Ignaz Aurelius Fessler

Ignaz Aurelius Fessler was a Hungarian politician, philosopher and historian.

Fessler, who is sometimes referred to as Feßler, was born on May 18th, 1756 in village of Zundorf, in the county of Moson, Hungary. It is now in the eastern part of Austria. In 1779 he was ordained a priest. He would continue his classical and philological studies. He would also develop some liberal ideas which would get him into trouble with his superiors in the church.

In 1784, Fessler wrote to Joseph II Holy Roman Emperor. He suggested modifications to better educate the clergy, he also drew attention to irregularities in the monasteries. The investigation that followed, left Fessler with many enemies. Later that year he was appointed as a professor of Oriental languages and hermeneutics, the theory and methodology of text interpretation at the University of Lemberg. He would take a doctor of divinity from the school as well. Shortly after, at the request of the Emperor, Fessler was released from his monastic vows.

In 1788, Fessler released his tragedy called Sidney. It was an exposé of James II, King of England. It was also discussed the fanaticism of the English Roman Catholics. The writings made Fessler an outcast. He was attacked violently for being profane and revolutionary. He resigned from the University of Lemberg and fled the country. By 1791, he would convert to Lutheranism.

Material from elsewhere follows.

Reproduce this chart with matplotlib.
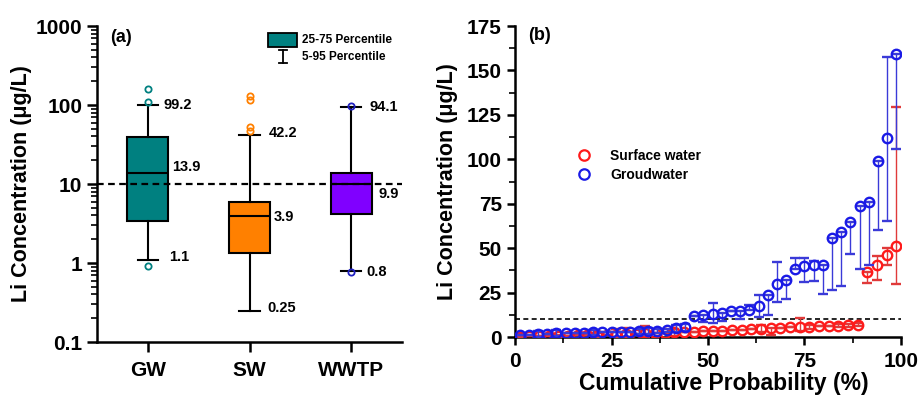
import matplotlib
matplotlib.use('Agg')
import matplotlib.pyplot as plt
from matplotlib.patches import Rectangle
from matplotlib.lines import Line2D
import numpy as np

plt.rcParams['font.family'] = ['Liberation Sans', 'DejaVu Sans']
plt.rcParams['font.weight'] = 'bold'

# ---- panel (a): box statistics ----
groups = ['GW', 'SW', 'WWTP']
q1 = [3.4, 1.34, 4.17]
med = [13.9, 3.9, 9.9]
q3 = [39.4, 5.9, 13.8]
p5 = [1.1, 0.25, 0.8]
p95 = [99.2, 42.2, 94.1]
fliers = [[0.91, 109, 159], [47, 52, 116, 130], [0.77, 97]]
box_colors = ['#008080', '#ff8000', '#8000ff']
flier_colors = ['#008080', '#ff8000', '#2020c0']
lab_hi = ['99.2', '42.2', '94.1']
lab_med = ['13.9', '3.9', '9.9']
lab_lo = ['1.1', '0.25', '0.8']

# ---- panel (b): cumulative probability series ----
gw_x = [1.2, 3.6, 6.0, 8.3, 10.7, 13.1, 15.5, 17.9, 20.2, 22.6, 25.0, 27.4, 29.8, 32.1,
        34.5, 36.9, 39.3, 41.7, 44.0, 46.4, 48.8, 51.2, 53.6, 56.0, 58.3, 60.7, 63.1, 65.5,
        67.9, 70.2, 72.6, 75.0, 77.4, 79.8, 82.1, 84.5, 86.9, 89.3, 91.7, 94.0, 96.4, 98.8]
gw_y = [1.3, 1.3, 1.7, 1.5, 2.2, 2.2, 2.4, 2.4, 2.6, 2.6, 2.6, 2.6, 2.8, 3.2,
        3.4, 3.4, 3.7, 5.0, 5.6, 11.6, 12.5, 12.9, 13.3, 14.4, 14.4, 15.2, 17.4, 23.4,
        30.0, 32.2, 38.2, 39.7, 40.3, 40.3, 55.5, 59.0, 64.5, 73.8, 75.9, 99.0, 112.0, 159.3]
gw_lo = [0, 0, 1.5, 0, 1.5, 0, 0, 0, 1.5, 0, 0, 0, 0, 1.5,
         1.5, 1.0, 1.0, 2.0, 2.0, 0, 4.0, 5.0, 4.0, 0, 4.0, 0, 6.0, 11.0,
         10.0, 11.0, 0, 8.7, 8.6, 16.0, 29.0, 30.0, 17.8, 35.6, 35.2, 38.7, 46.6, 53.6]
gw_hi = [0, 0, 1.5, 0, 1.5, 0, 0, 0, 1.5, 0, 0, 0, 0, 1.5,
         1.5, 1.0, 1.0, 2.0, 2.0, 0, 0, 6.1, 0, 0, 0, 3.0, 6.0, 0,
         12.0, 0, 6.0, 5.0, 2.5, 0, 0, 0, 0, 0, 0, 0, 45.8, 0]

sw_x = [1.25, 3.75, 6.25, 8.75, 11.25, 13.75, 16.25, 18.75, 21.25, 23.75,
        26.25, 28.75, 31.25, 33.75, 36.25, 38.75, 41.25, 43.75, 46.25, 48.75,
        51.25, 53.75, 56.25, 58.75, 61.25, 63.75, 66.25, 68.75, 71.25, 73.75,
        76.25, 78.75, 81.25, 83.75, 86.25, 88.75, 91.25, 93.75, 96.25, 98.75]
sw_y = [0.3, 0.4, 0.5, 0.6, 0.7, 0.8, 0.9, 1.0, 1.1, 1.3,
        1.4, 1.6, 1.8, 2.0, 2.2, 2.4, 2.6, 2.8, 3.0, 3.2,
        3.4, 3.6, 3.8, 4.1, 4.4, 4.7, 5.0, 5.2, 5.4, 5.6,
        5.8, 6.0, 6.2, 6.4, 6.6, 7.0, 36.5, 40.5, 46.0, 51.5]
sw_lo = [0, 0, 0, 0, 0.7, 0, 0, 0, 1.0, 0,
         1.4, 1.6, 0, 2.0, 0, 0, 2.0, 0, 0, 0,
         0, 0, 0, 0, 0, 2.0, 4.0, 0, 0, 2.0,
         1.0, 0, 0, 1.0, 1.0, 1.0, 6.1, 8.3, 5.3, 21.5]
sw_hi = [0, 0, 0, 0, 0.7, 0, 0, 0, 1.0, 0,
         3.0, 3.5, 0, 4.0, 0, 0, 2.0, 0, 0, 0,
         0, 0, 0, 0, 0, 2.0, 0, 0, 0, 5.2,
         1.0, 0, 0, 1.0, 1.0, 1.0, 0, 5.2, 4.0, 78.2]

fig = plt.figure(figsize=(9.19, 3.97), dpi=100)
ax1 = fig.add_axes([0.1055, 0.1385, 0.332, 0.796])
ax2 = fig.add_axes([0.5604, 0.151, 0.42, 0.7835])

# ---------- (a) ----------
stats = []
for i in range(3):
    stats.append(dict(med=med[i], q1=q1[i], q3=q3[i], whislo=p5[i], whishi=p95[i], fliers=[]))
bp = ax1.bxp(stats, positions=[1, 2, 3], widths=0.4, patch_artist=True, showfliers=False,
             boxprops=dict(linewidth=1.5, edgecolor='black'),
             medianprops=dict(color='black', linewidth=1.5),
             whiskerprops=dict(color='black', linewidth=1.5),
             capprops=dict(color='black', linewidth=1.5), capwidths=0.2)
for patch, c in zip(bp['boxes'], box_colors):
    patch.set_facecolor(c)
for i in range(3):
    ax1.plot([i + 1] * len(fliers[i]), fliers[i], 'o', mfc='none', mec=flier_colors[i],
             ms=4.5, mew=1.3, zorder=4)

ax1.axhline(10, color='black', linestyle=(0, (3, 2)), linewidth=1.6, zorder=3)

lab_x_hi = [1.15, 2.19, 3.18]
lab_x_med = [1.24, 2.24, 3.27]
lab_y_med = [16.4, 3.8, 7.5]
lab_x_lo = [1.21, 2.18, 3.15]
lab_y_lo = [1.19, 0.27, 0.77]
lab_y_hi = [99.2, 44, 94]
for i in range(3):
    ax1.text(lab_x_hi[i], lab_y_hi[i], lab_hi[i], fontsize=10.5, fontweight='bold', va='center')
    ax1.text(lab_x_med[i], lab_y_med[i], lab_med[i], fontsize=10.5, fontweight='bold', va='center')
    ax1.text(lab_x_lo[i], lab_y_lo[i], lab_lo[i], fontsize=10.5, fontweight='bold', va='center')

ax1.set_yscale('log')
ax1.set_ylim(0.1, 1000)
ax1.set_xlim(0.5, 3.5)
ax1.set_xticks([1, 2, 3])
ax1.set_xticklabels(groups)
ax1.set_yticks([0.1, 1, 10, 100, 1000])
ax1.set_yticklabels(['0.1', '1', '10', '100', '1000'])
ax1.set_ylabel('Li Concentration (μg/L)', fontsize=15.5, fontweight='bold', labelpad=3)
ax1.spines['top'].set_visible(False)
ax1.spines['right'].set_visible(False)
for s in ['left', 'bottom']:
    ax1.spines[s].set_linewidth(1.8)
ax1.tick_params(axis='both', which='major', labelsize=15, width=1.8, length=7)
ax1.tick_params(axis='x', which='major', pad=7)
ax1.tick_params(axis='y', which='minor', width=1.2, length=4)
for lbl in ax1.get_xticklabels() + ax1.get_yticklabels():
    lbl.set_fontweight('bold')
ax1.text(0.043, 0.965, '(a)', transform=ax1.transAxes, fontsize=13, fontweight='bold', va='center')

# legend of panel (a)
ax1.add_patch(Rectangle((0.561, 0.934), 0.095, 0.044, transform=ax1.transAxes,
                        facecolor='#008080', edgecolor='black', linewidth=1.3, clip_on=False))
ax1.text(0.672, 0.956, '25-75 Percentile', transform=ax1.transAxes, fontsize=8.5,
         fontweight='bold', va='center')
ax1.plot([0.61, 0.61], [0.883, 0.924], transform=ax1.transAxes, color='black', lw=1.3)
ax1.plot([0.597, 0.623], [0.883, 0.883], transform=ax1.transAxes, color='black', lw=1.3)
ax1.plot([0.597, 0.623], [0.924, 0.924], transform=ax1.transAxes, color='black', lw=1.3)
ax1.text(0.672, 0.902, '5-95 Percentile', transform=ax1.transAxes, fontsize=8.5,
         fontweight='bold', va='center')

# ---------- (b) ----------
ax2.axhline(10, color='black', linestyle=(0, (3, 2)), linewidth=1.2, zorder=1)
ax2.errorbar(sw_x, sw_y, yerr=[sw_lo, sw_hi], fmt='o', mfc='none', mec='#ff1a1a', ms=6.8,
             mew=1.7, ecolor='#e03a3a', elinewidth=1.0, capsize=3.5, capthick=1.0,
             label='Surface water', zorder=3)
ax2.errorbar(gw_x, gw_y, yerr=[gw_lo, gw_hi], fmt='o', mfc='none', mec='#1a1ae6', ms=6.8,
             mew=1.7, ecolor='#3a3ad8', elinewidth=1.0, capsize=3.5, capthick=1.0,
             label='Groudwater', zorder=4)
ax2.set_xlim(0, 100)
ax2.set_ylim(0, 175)
ax2.set_xticks([0, 25, 50, 75, 100])
ax2.set_xticks([12.5, 37.5, 62.5, 87.5], minor=True)
ax2.set_yticks(np.arange(0, 176, 25))
ax2.set_yticks(np.arange(12.5, 175, 25), minor=True)
ax2.spines['top'].set_visible(False)
ax2.spines['right'].set_visible(False)
for s in ['left', 'bottom']:
    ax2.spines[s].set_linewidth(1.8)
ax2.tick_params(axis='both', which='major', labelsize=15, width=1.8, length=6)
ax2.tick_params(axis='x', which='major', pad=5)
ax2.tick_params(axis='both', which='minor', width=1.2, length=4)
for lbl in ax2.get_xticklabels() + ax2.get_yticklabels():
    lbl.set_fontweight('bold')
ax2.set_ylabel('Li Concentration (μg/L)', fontsize=15.5, fontweight='bold', labelpad=6)
ax2.set_xlabel('Cumulative Probability (%)', fontsize=16.5, fontweight='bold')
ax2.xaxis.set_label_coords(0.54, -0.112)
ax2.text(0.034, 0.968, '(b)', transform=ax2.transAxes, fontsize=13, fontweight='bold', va='center')

handles = [Line2D([], [], marker='o', ls='none', mfc='none', mec='#ff1a1a', ms=7.5, mew=1.6),
           Line2D([], [], marker='o', ls='none', mfc='none', mec='#1a1ae6', ms=7.5, mew=1.6)]
ax2.legend(handles, ['Surface water', 'Groudwater'], loc='upper left',
           bbox_to_anchor=(0.11, 0.645), frameon=False,
           handletextpad=0.9, labelspacing=0.35, prop=dict(weight='bold', size=10))

fig.savefig('out.png', dpi=100)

In 1796, Fessler would find himself in Berlin. There he established a humanitarian society. He would also encounter the philosopher Johann Gottlieb Fichte when Fichte joined Freemasonry. Fichte and Fessler would work on reforms to the statutes and ritual of Fichte's lodge. Before long the two men who were at first allies, became bitter opponents.

Fessler would leave Berlin and eventually find himself in Russia serving Alexander I in St. Petersburg. He would live out the rest of his life in St. Petersburg.

In 1831, due to his contribution to Hungarian history, Fessler was elected a corresponding member of the Hungarian Academy of Sciences.

Fessler passed away on December 15th, 1839.

Fessler was a member of Lodge Pythagoras of the Blazing Star in Berlin.